I’ve blogged on access to justice a few times (more in a civil rather than criminal context). Access to land I have blogged about just once. In this context, I should perhaps clarify that I mean access to land in the sense of some kind of recreation or passage taken on, above or beneath land, as opposed to access to landownership or land use. That latter sense is something I have blogged on separately in relation to urban and rural land. Those two accesses to land might be related in a broad sense (i.e. who can set the agenda in relation to Scotland’s land). Indeed, I mashed them together in an article called “Access to Land and to Landownership” in an Edinburgh Law Review piece, following on from the style of the Land Reform (Scotland) Act 2003, but it is the more conventional right to roam, or rather right of responsible access, that I am concerned with here.
What triggered this blog? This story about fishermen v. rafters. One thing increased, or at least better publicised, rights of access will almost unavoidably lead to is competition between access takers. How should you deal with that? This is not quite the same as, for example, the Tuley dispute in the Black Isle. There, landowners set an agenda for certain zones of their land, which zoning was eventually approved at the Court of Session. What do you do when there is not a landowner setting an agenda? Apparently you make your own agenda. This all seems rather pragmatic and innovative, but it does rather beg the question of what might happen when such agreement is not forthcoming between access takers. Sure, everyone must be responsible in terms of the legislation and the guidance in the access code, but absent a court case how might you ascertain what is responsible? I suspect this will not be the last word in such disputes.
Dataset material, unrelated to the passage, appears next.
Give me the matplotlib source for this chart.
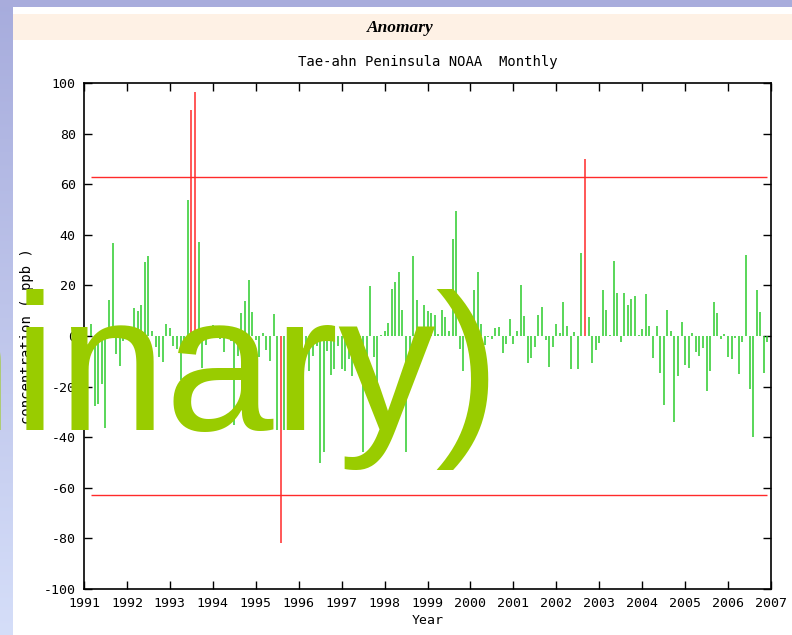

What else might be worth considering in terms of access? In the not particularly well known case of Tummel Valley Leisure Limited v Sudjic, a landowner was forced to take down some decking that interfered with the traditional rights of anglers to fish in a certain way from a riverbank. Let us consider that again. The landowner had to remove a structure on his land to defer to access takers (albeit those rights were outwith the terms of the Land Reform (Scotland) Act 2003). Might there be other disputes out there? Or have cosy agreements been reached to avoid any stand-offs? I would be very interested to know. This is a fascinating area of law, where private v. private, private v. public and public v. public rights all have the chance to collide, with European Convention of Human Rights issues to consider to boot. There is surely more to be written on the subject.
Some final quick points.
Access to land is not excluded from the remit of the Land Reform Review Group.
Yes, the title of this blog was a nod to The Waterboys’ song of the same name.
And for the avoidance of doubt, there was no press-release about my bio change.